ワインはグラス¥900〜、ボトル¥5,800〜。自家製リモンチェッロソーダ¥1,000もおすすめ!
〈Diner Vàng〉
ワインとハーブの妙が楽しい
新生ベトナミー
ホーチミン出身の夫妻が腕を振るう話題のベトナム料理店。勝どきのワインビストロ〈ぺシュール アグライア ラ テーブル〉のオーナー石井りかさんによる2号店で、長年ベトナムに通ううちに思いが募り、ついに、念願の店をオープンした。
シェフのロイさんが作るモチモチ食感とニンニクの刺激がたまらない発酵ソーセージ・ネムチュアをはじめ、バインセオ、フォーやブン(米粉麺)など、どれも現地のレストランで培った本場仕込みの味。茨城県の自社農園でベトナム原産のバジルやミントなどのハーブ類を栽培し、現地さながらにふんだんに使っているのも嬉しい。
これに合わせるのがナチュラルワイン。ベトナム料理の「甘辛酸」とハーブの香味に、白やオレンジが実に合う。ボトルは冷蔵庫から自分で選び、気楽に手酌で。このラフさもまた、楽しいのだ。
ワインは20〜30種、グラス¥600〜、ボトル¥3,000台〜。ベトナムビール¥650。バインミーはテイクアウトも。
〈FOLKWAYS BREWING〉
昼飲みも最高に楽しい
住宅街のブルーパブ
まだ日のある開店時間と同時に、顔馴染みの客がポツポツ訪れ、あっという間に8席のカウンターが埋まる。
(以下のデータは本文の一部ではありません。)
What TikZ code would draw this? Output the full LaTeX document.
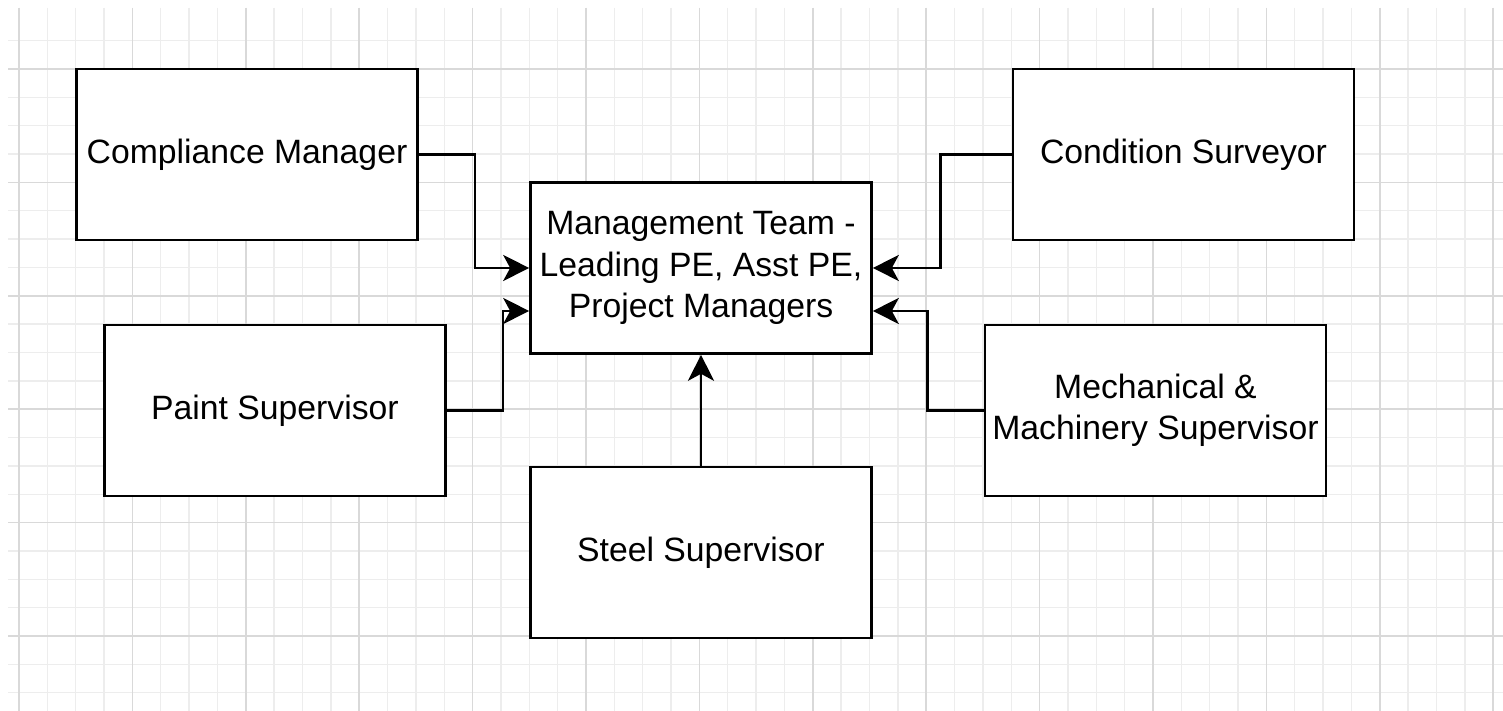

自然光が差し込む店内で飲むペールエールは格別だ。
店主の古沢大典さんは、2019年4月に酒類製造免許を取得。その約1ヵ月後に、小道の奥のかつて製本所だったこの場所に、マイクロブルワリーを開業した。
店内の壁には8本のタップがあり、自社醸造とゲストビールがほぼ半々のバランス。IPA、ペールエール、サワーエール、ポーターなど、完成した順に順次お披露目される。ゲストビールは主にアメリカのブルワリーのもので、これらも個性派揃いで面白い。店主いわく“タップルームに徹して”フードは軽めのものだが、時には常連が差し入れるグルメなおみやげのご相伴にあずかることも。連日の賑わいぶりは、地元っ子からの愛され度を物語っている。